I’ll never really stop being an investigative reporter. But I’m tired of talking about and worrying about the future of journalism. It’s time help make the future. Directly. Hands on. Starting today.

Knight News Challenge and me

Posted Thursday, October 11th, 2007 at 10:02 p.m. by Matthew Waite

So I’ve taken the plunge and submitted an idea to the Knight News Challenge. You can read my application here, but the short version is this: I want to make my hometown twice-weekly, and as many papers like it as I can convince, much better online. How? By putting the tools and applications that the big boys are talking about in their hands.

From my application:

I would like to build a world-class online content management system for small town papers - the weeklies and twice-weeklies for whom a high-quality CMS is unaffordable.
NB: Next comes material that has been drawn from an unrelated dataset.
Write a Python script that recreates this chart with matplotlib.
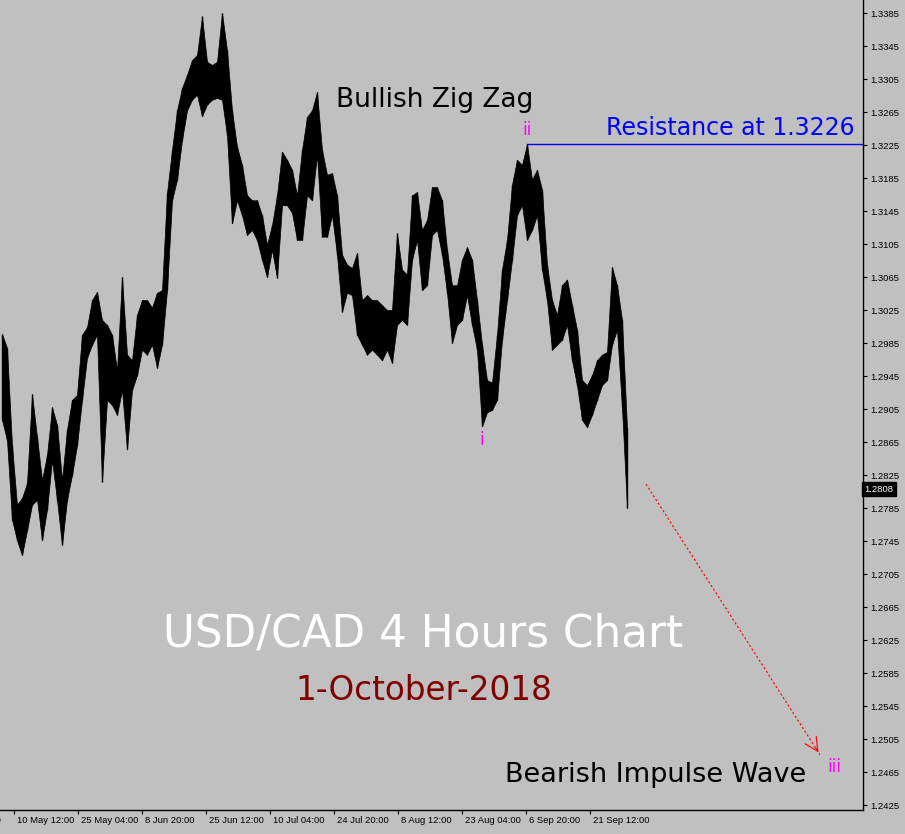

The system would be built in Django, an open-source Web framework, and the code creating the site would be freely available. In addition to making the code free, this project would host sites for small town papers without cost for five years. I call the project a CMS for lack anything better to call it. It’s much more than a CMS. I want to build a site that creates online social networks around the very real social networks that exist in small towns. The site will allow people to participate in and contribute to those social networks, helping breathe life into the site. The social networks will then drive a customized, personalized experience for users of the site. Beyond the social networks, I want to build the mechanisms for people in small towns to follow their institutions of government, schools and local sports through databases of public records, newspaper-created information or data entered by the users themselves.

It’s just an idea I had reading my hometown paper online. I’m not asking for quit-my-job kind of money and my bosses know it’s a side project for me. But, if you read the application, you’ll see that I’m taking my current work and melding it with my small town upbringing. Wish me luck.
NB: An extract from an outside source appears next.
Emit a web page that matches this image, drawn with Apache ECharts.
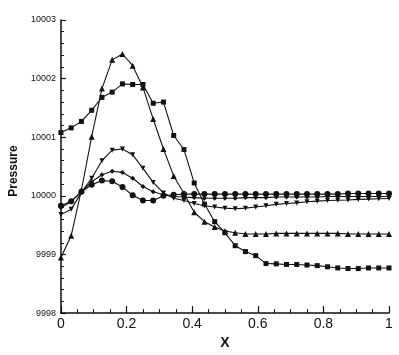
<!DOCTYPE html>
<html>
<head>
<meta charset="utf-8">
<script src="https://cdn.jsdelivr.net/npm/echarts@6/dist/echarts.min.js"></script>
<style>
  html, body { margin: 0; padding: 0; background: #fff; }
  #chart { width: 399px; height: 355px; }
</style>
</head>
<body>
<div id="chart"></div>
<script>
// x stations, 33 points from 0 to 1
const xs = [0, 0.03125, 0.0625, 0.09375, 0.125, 0.15625, 0.1875, 0.21875, 0.25,
  0.28125, 0.3125, 0.34375, 0.375, 0.40625, 0.4375, 0.46875, 0.5,
  0.53125, 0.5625, 0.59375, 0.625, 0.65625, 0.6875, 0.71875, 0.75,
  0.78125, 0.8125, 0.84375, 0.875, 0.90625, 0.9375, 0.96875, 1];

// triangle-up series
const triUp = [9998.95, 9999.32, 10000.1, 10001.01, 10001.83, 10002.32, 10002.42, 10002.22, 10001.85,
  10001.31, 10000.8, 10000.34, 10000.04, 9999.72, 9999.56, 9999.47, 9999.4,
  9999.37, 9999.35, 9999.35, 9999.35, 9999.36, 9999.36, 9999.36, 9999.36,
  9999.36, 9999.36, 9999.36, 9999.35, 9999.35, 9999.35, 9999.35, 9999.35];

// square series
const squares = [10001.08, 10001.16, 10001.27, 10001.46, 10001.68, 10001.77, 10001.91, 10001.9, 10001.9,
  10001.58, 10001.6, 10001.03, 10000.79, 10000.22, 9999.86, 9999.56, 9999.37,
  9999.15, 9999.05, 9998.98, 9998.845, 9998.84, 9998.83, 9998.83, 9998.82,
  9998.81, 9998.79, 9998.77, 9998.76, 9998.76, 9998.77, 9998.77, 9998.77];

// triangle-down series
const triDown = [9999.68, 9999.77, 10000.06, 10000.3, 10000.6, 10000.78, 10000.8, 10000.7, 10000.47,
  10000.23, 10000.05, 9999.96, 9999.92, 9999.87, 9999.83, 9999.81, 9999.79,
  9999.78, 9999.79, 9999.81, 9999.83, 9999.855, 9999.87, 9999.88, 9999.9,
  9999.91, 9999.92, 9999.925, 9999.93, 9999.94, 9999.945, 9999.95, 9999.955];

// small diamond series
const diamonds = [9999.8, 9999.9, 10000.07, 10000.24, 10000.36, 10000.42, 10000.4, 10000.3, 10000.16,
  10000.07, 10000.02, 9999.99, 9999.98, 9999.97, 9999.96, 9999.96, 9999.96,
  9999.96, 9999.97, 9999.97, 9999.97, 9999.98, 9999.98, 9999.98, 9999.98,
  9999.98, 9999.99, 9999.99, 9999.99, 9999.99, 9999.99, 9999.99, 9999.99];

// big circle series
const circles = [9999.83, 9999.91, 10000.07, 10000.19, 10000.26, 10000.25, 10000.15, 10000.01, 9999.92,
  9999.92, 10000.0, 10000.02, 10000.03, 10000.03, 10000.03, 10000.03, 10000.03,
  10000.03, 10000.03, 10000.03, 10000.03, 10000.03, 10000.03, 10000.03, 10000.03,
  10000.03, 10000.03, 10000.03, 10000.04, 10000.04, 10000.04, 10000.04, 10000.04];

const ink = "#111";

function pairs(ys) {
  return xs.map((x, i) => [x, ys[i]]);
}

function line(name, ys, symbol, size, rotate) {
  return {
    name: name,
    type: "line",
    data: pairs(ys),
    symbol: symbol,
    symbolSize: size,
    symbolRotate: rotate || 0,
    showSymbol: true,
    animation: false,
    lineStyle: { color: ink, width: 1.1 },
    itemStyle: { color: ink, borderWidth: 0 },
  };
}

const chart = echarts.init(document.getElementById("chart"));
chart.setOption({
  backgroundColor: "#fff",
  animation: false,
  grid: { left: 49, right: 10, top: 20, bottom: 36 },
  xAxis: {
    type: "value",
    min: 0,
    max: 1,
    interval: 0.2,
    name: "X",
    nameLocation: "middle",
    nameGap: 16,
    nameTextStyle: { color: ink, fontSize: 14, fontWeight: "bold", fontFamily: "Liberation Sans" },
    axisLine: { show: true, lineStyle: { color: ink, width: 1.5 } },
    axisTick: { show: true, inside: true, length: 7, lineStyle: { color: ink, width: 1.2 } },
    minorTick: { show: true, splitNumber: 4, length: 4, lineStyle: { color: ink, width: 1 } },
    axisLabel: {
      color: ink, fontSize: 14, margin: 4, fontFamily: "Liberation Sans",
      formatter: (v) => String(+v.toFixed(1)),
    },
    splitLine: { show: false },
  },
  yAxis: {
    type: "value",
    min: 9998,
    max: 10003,
    interval: 1,
    name: "Pressure",
    nameLocation: "middle",
    nameGap: 31,
    nameTextStyle: { color: ink, fontSize: 12, fontWeight: "bold", fontFamily: "Liberation Sans", padding: [0, 9, 0, 0] },
    axisLine: { show: true, lineStyle: { color: ink, width: 1.5 } },
    axisTick: { show: true, inside: true, length: 5, lineStyle: { color: ink, width: 1.2 } },
    minorTick: { show: true, splitNumber: 5, length: 3, lineStyle: { color: ink, width: 1 } },
    axisLabel: {
      color: ink, fontSize: 9, margin: 5, fontFamily: "Liberation Sans",
      formatter: (v) => String(v),
    },
    splitLine: { show: false },
  },
  series: [
    line("triangle up", triUp, "triangle", 6),
    line("square", squares, "rect", 5),
    line("triangle down", triDown, "triangle", 5, 180),
    line("diamond", diamonds, "diamond", 5),
    line("circle", circles, "circle", 6),
  ],
});
</script>
</body>
</html>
Advice for journalism students

Posted Sunday, September 30th, 2007 at 10:04 p.m. by Matthew Waite

Paul Bradshaw kicked off a minor meme titled How To Be a Journalism Student (with other’s posting here, here and here). All fine advice. But I thought I would chime in on something sort of related.

This past week, editors from a mid-sized northeastern daily came to the St. Petersburg Times to see how we do our thing online. With PolitiFact, I’m a stop on the tour now apparently. After a few minutes of talking to these editors about how PolitiFact was built, showing them a few other things I’m working on, and talking about Django, they started asking me where they could go to find journalists who could do data-driven web development. They, like a lot of places, really want to hire some. Where can you find them?

I had no answer.

There’s no journalism program I know of cranking out programmer journalists (Northwestern is making a go of it, and god bless Rich Gordon for doing it, but it’s a Masters in Journalism for people with undergraduate computer-science training, not an undergraduate journalism track. And it just started, so no graduates yet). There’s no Poynter course for this. There’s no NICAR boot camp.
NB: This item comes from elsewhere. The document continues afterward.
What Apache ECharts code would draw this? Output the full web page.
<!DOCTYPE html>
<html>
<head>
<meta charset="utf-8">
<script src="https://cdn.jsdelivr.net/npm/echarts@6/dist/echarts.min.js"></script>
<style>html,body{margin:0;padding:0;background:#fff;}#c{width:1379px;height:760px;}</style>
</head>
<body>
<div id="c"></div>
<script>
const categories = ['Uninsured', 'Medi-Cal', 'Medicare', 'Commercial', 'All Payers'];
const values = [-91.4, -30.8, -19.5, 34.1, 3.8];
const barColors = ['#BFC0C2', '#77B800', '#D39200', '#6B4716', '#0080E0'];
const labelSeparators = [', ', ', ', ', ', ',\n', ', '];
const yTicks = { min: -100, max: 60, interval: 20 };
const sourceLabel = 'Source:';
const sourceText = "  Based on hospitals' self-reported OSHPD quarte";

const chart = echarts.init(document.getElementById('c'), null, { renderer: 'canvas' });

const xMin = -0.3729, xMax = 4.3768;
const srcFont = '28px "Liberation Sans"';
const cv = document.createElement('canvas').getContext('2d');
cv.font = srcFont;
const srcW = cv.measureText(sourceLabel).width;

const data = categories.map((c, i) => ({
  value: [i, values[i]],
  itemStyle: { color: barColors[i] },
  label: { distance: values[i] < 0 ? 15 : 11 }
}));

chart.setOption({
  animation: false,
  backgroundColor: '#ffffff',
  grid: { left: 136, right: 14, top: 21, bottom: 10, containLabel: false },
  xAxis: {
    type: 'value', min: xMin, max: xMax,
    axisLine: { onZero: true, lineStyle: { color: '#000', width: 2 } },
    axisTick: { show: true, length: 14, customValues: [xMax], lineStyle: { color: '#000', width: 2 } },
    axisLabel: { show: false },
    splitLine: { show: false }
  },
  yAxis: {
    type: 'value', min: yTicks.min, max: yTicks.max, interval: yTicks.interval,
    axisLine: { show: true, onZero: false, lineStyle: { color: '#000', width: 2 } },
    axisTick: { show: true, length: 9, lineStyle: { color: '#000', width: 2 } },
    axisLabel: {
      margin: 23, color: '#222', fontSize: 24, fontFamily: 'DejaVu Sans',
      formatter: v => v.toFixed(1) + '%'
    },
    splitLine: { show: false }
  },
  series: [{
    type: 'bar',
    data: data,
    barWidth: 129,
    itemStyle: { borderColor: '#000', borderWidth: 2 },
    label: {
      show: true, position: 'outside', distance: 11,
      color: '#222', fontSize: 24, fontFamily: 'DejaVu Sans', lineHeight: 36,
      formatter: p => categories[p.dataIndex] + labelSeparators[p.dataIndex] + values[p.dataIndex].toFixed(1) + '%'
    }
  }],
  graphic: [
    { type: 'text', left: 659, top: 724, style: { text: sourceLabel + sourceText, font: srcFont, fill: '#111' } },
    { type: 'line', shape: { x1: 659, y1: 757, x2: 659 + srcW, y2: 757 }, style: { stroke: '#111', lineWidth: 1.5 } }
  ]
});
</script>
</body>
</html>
So, without further ado, my advice to journalism students:

Learn how to put data on the web.

Like computers? Like problem solving? Not afraid of a little code? Interested in doing something new? Want to tell stories, but don’t believe a story is the only way to do it? Want more to do with the future of news? Learn how to put data on the web. I guarantee your campus has a Python users group or a Rails users group or a group of computer-science students doing this stuff right now. Find them. Find an idea. Build an app. If you can do it, and do it well, and do it with an eye toward news, editors are dying to hire you right now.